* _Requirements_
Give the data a second time, exactly and in full.
— BEGIN Recorded information —
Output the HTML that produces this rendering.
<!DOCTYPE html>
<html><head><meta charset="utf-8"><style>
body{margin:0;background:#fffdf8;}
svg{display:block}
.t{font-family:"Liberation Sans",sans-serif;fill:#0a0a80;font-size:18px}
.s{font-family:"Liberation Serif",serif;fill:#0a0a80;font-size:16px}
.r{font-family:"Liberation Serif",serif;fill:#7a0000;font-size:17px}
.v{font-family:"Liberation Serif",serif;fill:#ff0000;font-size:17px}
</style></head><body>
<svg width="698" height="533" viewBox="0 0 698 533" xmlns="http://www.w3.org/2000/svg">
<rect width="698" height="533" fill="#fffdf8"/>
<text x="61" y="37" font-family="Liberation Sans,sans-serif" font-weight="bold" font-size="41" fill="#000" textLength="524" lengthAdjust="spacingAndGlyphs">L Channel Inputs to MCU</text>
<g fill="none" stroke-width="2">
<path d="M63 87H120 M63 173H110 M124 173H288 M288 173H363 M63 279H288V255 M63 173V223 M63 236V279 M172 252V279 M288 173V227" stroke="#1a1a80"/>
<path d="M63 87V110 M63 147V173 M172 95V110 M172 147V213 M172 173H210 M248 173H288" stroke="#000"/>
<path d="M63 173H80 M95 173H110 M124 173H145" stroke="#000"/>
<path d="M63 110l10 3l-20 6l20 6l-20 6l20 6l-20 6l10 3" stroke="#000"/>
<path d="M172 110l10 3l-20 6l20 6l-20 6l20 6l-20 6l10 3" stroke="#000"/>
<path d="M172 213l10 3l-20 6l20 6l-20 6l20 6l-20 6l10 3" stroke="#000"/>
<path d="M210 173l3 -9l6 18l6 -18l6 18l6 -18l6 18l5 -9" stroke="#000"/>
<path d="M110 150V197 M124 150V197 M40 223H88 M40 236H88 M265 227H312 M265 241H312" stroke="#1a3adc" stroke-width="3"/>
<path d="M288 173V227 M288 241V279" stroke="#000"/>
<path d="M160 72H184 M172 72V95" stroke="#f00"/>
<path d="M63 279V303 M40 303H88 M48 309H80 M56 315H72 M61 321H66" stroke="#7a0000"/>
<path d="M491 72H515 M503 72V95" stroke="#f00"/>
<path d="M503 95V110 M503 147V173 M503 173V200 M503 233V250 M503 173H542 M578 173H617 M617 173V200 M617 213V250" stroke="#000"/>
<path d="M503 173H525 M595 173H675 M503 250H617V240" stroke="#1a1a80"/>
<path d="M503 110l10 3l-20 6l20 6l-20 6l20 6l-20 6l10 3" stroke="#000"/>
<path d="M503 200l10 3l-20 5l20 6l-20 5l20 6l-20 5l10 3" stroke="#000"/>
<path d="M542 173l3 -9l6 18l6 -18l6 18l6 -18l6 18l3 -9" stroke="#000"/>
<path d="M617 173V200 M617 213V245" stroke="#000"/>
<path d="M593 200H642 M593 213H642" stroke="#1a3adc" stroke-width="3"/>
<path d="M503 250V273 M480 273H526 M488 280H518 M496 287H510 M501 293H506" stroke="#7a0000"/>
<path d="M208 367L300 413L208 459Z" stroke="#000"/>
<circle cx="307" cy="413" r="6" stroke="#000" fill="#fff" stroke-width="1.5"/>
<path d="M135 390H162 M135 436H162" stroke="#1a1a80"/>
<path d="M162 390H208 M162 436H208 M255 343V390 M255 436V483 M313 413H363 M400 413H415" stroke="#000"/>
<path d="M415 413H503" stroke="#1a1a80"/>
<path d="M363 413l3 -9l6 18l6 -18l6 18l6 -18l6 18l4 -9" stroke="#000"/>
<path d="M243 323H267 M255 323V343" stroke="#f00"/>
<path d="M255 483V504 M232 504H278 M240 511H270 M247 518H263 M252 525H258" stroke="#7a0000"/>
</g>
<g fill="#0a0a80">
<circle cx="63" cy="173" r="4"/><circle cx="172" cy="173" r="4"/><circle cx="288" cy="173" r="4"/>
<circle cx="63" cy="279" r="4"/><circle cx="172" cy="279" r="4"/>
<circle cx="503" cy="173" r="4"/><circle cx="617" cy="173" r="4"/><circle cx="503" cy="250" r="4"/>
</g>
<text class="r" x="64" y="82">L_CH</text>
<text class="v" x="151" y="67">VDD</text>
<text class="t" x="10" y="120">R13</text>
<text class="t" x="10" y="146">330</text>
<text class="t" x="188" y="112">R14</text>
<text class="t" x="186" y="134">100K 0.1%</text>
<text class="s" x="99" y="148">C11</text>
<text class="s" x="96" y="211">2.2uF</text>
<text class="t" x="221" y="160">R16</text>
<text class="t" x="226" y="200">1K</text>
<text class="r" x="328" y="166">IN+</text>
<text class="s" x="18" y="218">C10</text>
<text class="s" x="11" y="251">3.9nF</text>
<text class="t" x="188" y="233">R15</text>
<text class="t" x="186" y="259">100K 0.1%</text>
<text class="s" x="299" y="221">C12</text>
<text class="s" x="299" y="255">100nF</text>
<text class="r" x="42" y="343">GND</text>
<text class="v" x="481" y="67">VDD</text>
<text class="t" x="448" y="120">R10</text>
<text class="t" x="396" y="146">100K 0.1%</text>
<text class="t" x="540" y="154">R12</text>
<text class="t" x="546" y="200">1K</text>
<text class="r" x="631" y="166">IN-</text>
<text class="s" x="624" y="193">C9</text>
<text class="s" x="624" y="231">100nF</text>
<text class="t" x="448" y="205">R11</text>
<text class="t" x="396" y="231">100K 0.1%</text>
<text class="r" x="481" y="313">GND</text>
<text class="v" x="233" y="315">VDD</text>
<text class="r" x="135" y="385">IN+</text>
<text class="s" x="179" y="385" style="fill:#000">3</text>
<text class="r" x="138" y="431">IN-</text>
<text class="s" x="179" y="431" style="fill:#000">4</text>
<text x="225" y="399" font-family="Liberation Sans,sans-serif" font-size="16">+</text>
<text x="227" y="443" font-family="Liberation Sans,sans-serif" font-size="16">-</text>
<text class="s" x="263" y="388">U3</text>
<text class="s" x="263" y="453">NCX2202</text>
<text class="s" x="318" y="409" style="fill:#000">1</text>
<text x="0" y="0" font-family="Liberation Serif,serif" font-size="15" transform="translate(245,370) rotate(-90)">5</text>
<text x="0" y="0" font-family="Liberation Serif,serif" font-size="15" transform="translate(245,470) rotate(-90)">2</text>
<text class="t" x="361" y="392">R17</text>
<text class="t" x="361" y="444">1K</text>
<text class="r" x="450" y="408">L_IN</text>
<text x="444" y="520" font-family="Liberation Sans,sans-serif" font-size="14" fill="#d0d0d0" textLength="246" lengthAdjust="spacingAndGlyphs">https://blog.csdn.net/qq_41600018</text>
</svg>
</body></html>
— END Recorded information —
* _Answer in full_
Output the HTML that produces this rendering.
<!DOCTYPE html>
<html><head><meta charset="utf-8"><style>
body{margin:0;background:#fffdf8;}
svg{display:block}
.t{font-family:"Liberation Sans",sans-serif;fill:#0a0a80;font-size:18px}
.s{font-family:"Liberation Serif",serif;fill:#0a0a80;font-size:16px}
.r{font-family:"Liberation Serif",serif;fill:#7a0000;font-size:17px}
.v{font-family:"Liberation Serif",serif;fill:#ff0000;font-size:17px}
</style></head><body>
<svg width="698" height="533" viewBox="0 0 698 533" xmlns="http://www.w3.org/2000/svg">
<rect width="698" height="533" fill="#fffdf8"/>
<text x="61" y="37" font-family="Liberation Sans,sans-serif" font-weight="bold" font-size="41" fill="#000" textLength="524" lengthAdjust="spacingAndGlyphs">L Channel Inputs to MCU</text>
<g fill="none" stroke-width="2">
<path d="M63 87H120 M63 173H110 M124 173H288 M288 173H363 M63 279H288V255 M63 173V223 M63 236V279 M172 252V279 M288 173V227" stroke="#1a1a80"/>
<path d="M63 87V110 M63 147V173 M172 95V110 M172 147V213 M172 173H210 M248 173H288" stroke="#000"/>
<path d="M63 173H80 M95 173H110 M124 173H145" stroke="#000"/>
<path d="M63 110l10 3l-20 6l20 6l-20 6l20 6l-20 6l10 3" stroke="#000"/>
<path d="M172 110l10 3l-20 6l20 6l-20 6l20 6l-20 6l10 3" stroke="#000"/>
<path d="M172 213l10 3l-20 6l20 6l-20 6l20 6l-20 6l10 3" stroke="#000"/>
<path d="M210 173l3 -9l6 18l6 -18l6 18l6 -18l6 18l5 -9" stroke="#000"/>
<path d="M110 150V197 M124 150V197 M40 223H88 M40 236H88 M265 227H312 M265 241H312" stroke="#1a3adc" stroke-width="3"/>
<path d="M288 173V227 M288 241V279" stroke="#000"/>
<path d="M160 72H184 M172 72V95" stroke="#f00"/>
<path d="M63 279V303 M40 303H88 M48 309H80 M56 315H72 M61 321H66" stroke="#7a0000"/>
<path d="M491 72H515 M503 72V95" stroke="#f00"/>
<path d="M503 95V110 M503 147V173 M503 173V200 M503 233V250 M503 173H542 M578 173H617 M617 173V200 M617 213V250" stroke="#000"/>
<path d="M503 173H525 M595 173H675 M503 250H617V240" stroke="#1a1a80"/>
<path d="M503 110l10 3l-20 6l20 6l-20 6l20 6l-20 6l10 3" stroke="#000"/>
<path d="M503 200l10 3l-20 5l20 6l-20 5l20 6l-20 5l10 3" stroke="#000"/>
<path d="M542 173l3 -9l6 18l6 -18l6 18l6 -18l6 18l3 -9" stroke="#000"/>
<path d="M617 173V200 M617 213V245" stroke="#000"/>
<path d="M593 200H642 M593 213H642" stroke="#1a3adc" stroke-width="3"/>
<path d="M503 250V273 M480 273H526 M488 280H518 M496 287H510 M501 293H506" stroke="#7a0000"/>
<path d="M208 367L300 413L208 459Z" stroke="#000"/>
<circle cx="307" cy="413" r="6" stroke="#000" fill="#fff" stroke-width="1.5"/>
<path d="M135 390H162 M135 436H162" stroke="#1a1a80"/>
<path d="M162 390H208 M162 436H208 M255 343V390 M255 436V483 M313 413H363 M400 413H415" stroke="#000"/>
<path d="M415 413H503" stroke="#1a1a80"/>
<path d="M363 413l3 -9l6 18l6 -18l6 18l6 -18l6 18l4 -9" stroke="#000"/>
<path d="M243 323H267 M255 323V343" stroke="#f00"/>
<path d="M255 483V504 M232 504H278 M240 511H270 M247 518H263 M252 525H258" stroke="#7a0000"/>
</g>
<g fill="#0a0a80">
<circle cx="63" cy="173" r="4"/><circle cx="172" cy="173" r="4"/><circle cx="288" cy="173" r="4"/>
<circle cx="63" cy="279" r="4"/><circle cx="172" cy="279" r="4"/>
<circle cx="503" cy="173" r="4"/><circle cx="617" cy="173" r="4"/><circle cx="503" cy="250" r="4"/>
</g>
<text class="r" x="64" y="82">L_CH</text>
<text class="v" x="151" y="67">VDD</text>
<text class="t" x="10" y="120">R13</text>
<text class="t" x="10" y="146">330</text>
<text class="t" x="188" y="112">R14</text>
<text class="t" x="186" y="134">100K 0.1%</text>
<text class="s" x="99" y="148">C11</text>
<text class="s" x="96" y="211">2.2uF</text>
<text class="t" x="221" y="160">R16</text>
<text class="t" x="226" y="200">1K</text>
<text class="r" x="328" y="166">IN+</text>
<text class="s" x="18" y="218">C10</text>
<text class="s" x="11" y="251">3.9nF</text>
<text class="t" x="188" y="233">R15</text>
<text class="t" x="186" y="259">100K 0.1%</text>
<text class="s" x="299" y="221">C12</text>
<text class="s" x="299" y="255">100nF</text>
<text class="r" x="42" y="343">GND</text>
<text class="v" x="481" y="67">VDD</text>
<text class="t" x="448" y="120">R10</text>
<text class="t" x="396" y="146">100K 0.1%</text>
<text class="t" x="540" y="154">R12</text>
<text class="t" x="546" y="200">1K</text>
<text class="r" x="631" y="166">IN-</text>
<text class="s" x="624" y="193">C9</text>
<text class="s" x="624" y="231">100nF</text>
<text class="t" x="448" y="205">R11</text>
<text class="t" x="396" y="231">100K 0.1%</text>
<text class="r" x="481" y="313">GND</text>
<text class="v" x="233" y="315">VDD</text>
<text class="r" x="135" y="385">IN+</text>
<text class="s" x="179" y="385" style="fill:#000">3</text>
<text class="r" x="138" y="431">IN-</text>
<text class="s" x="179" y="431" style="fill:#000">4</text>
<text x="225" y="399" font-family="Liberation Sans,sans-serif" font-size="16">+</text>
<text x="227" y="443" font-family="Liberation Sans,sans-serif" font-size="16">-</text>
<text class="s" x="263" y="388">U3</text>
<text class="s" x="263" y="453">NCX2202</text>
<text class="s" x="318" y="409" style="fill:#000">1</text>
<text x="0" y="0" font-family="Liberation Serif,serif" font-size="15" transform="translate(245,370) rotate(-90)">5</text>
<text x="0" y="0" font-family="Liberation Serif,serif" font-size="15" transform="translate(245,470) rotate(-90)">2</text>
<text class="t" x="361" y="392">R17</text>
<text class="t" x="361" y="444">1K</text>
<text class="r" x="450" y="408">L_IN</text>
<text x="444" y="520" font-family="Liberation Sans,sans-serif" font-size="14" fill="#d0d0d0" textLength="246" lengthAdjust="spacingAndGlyphs">https://blog.csdn.net/qq_41600018</text>
</svg>
</body></html>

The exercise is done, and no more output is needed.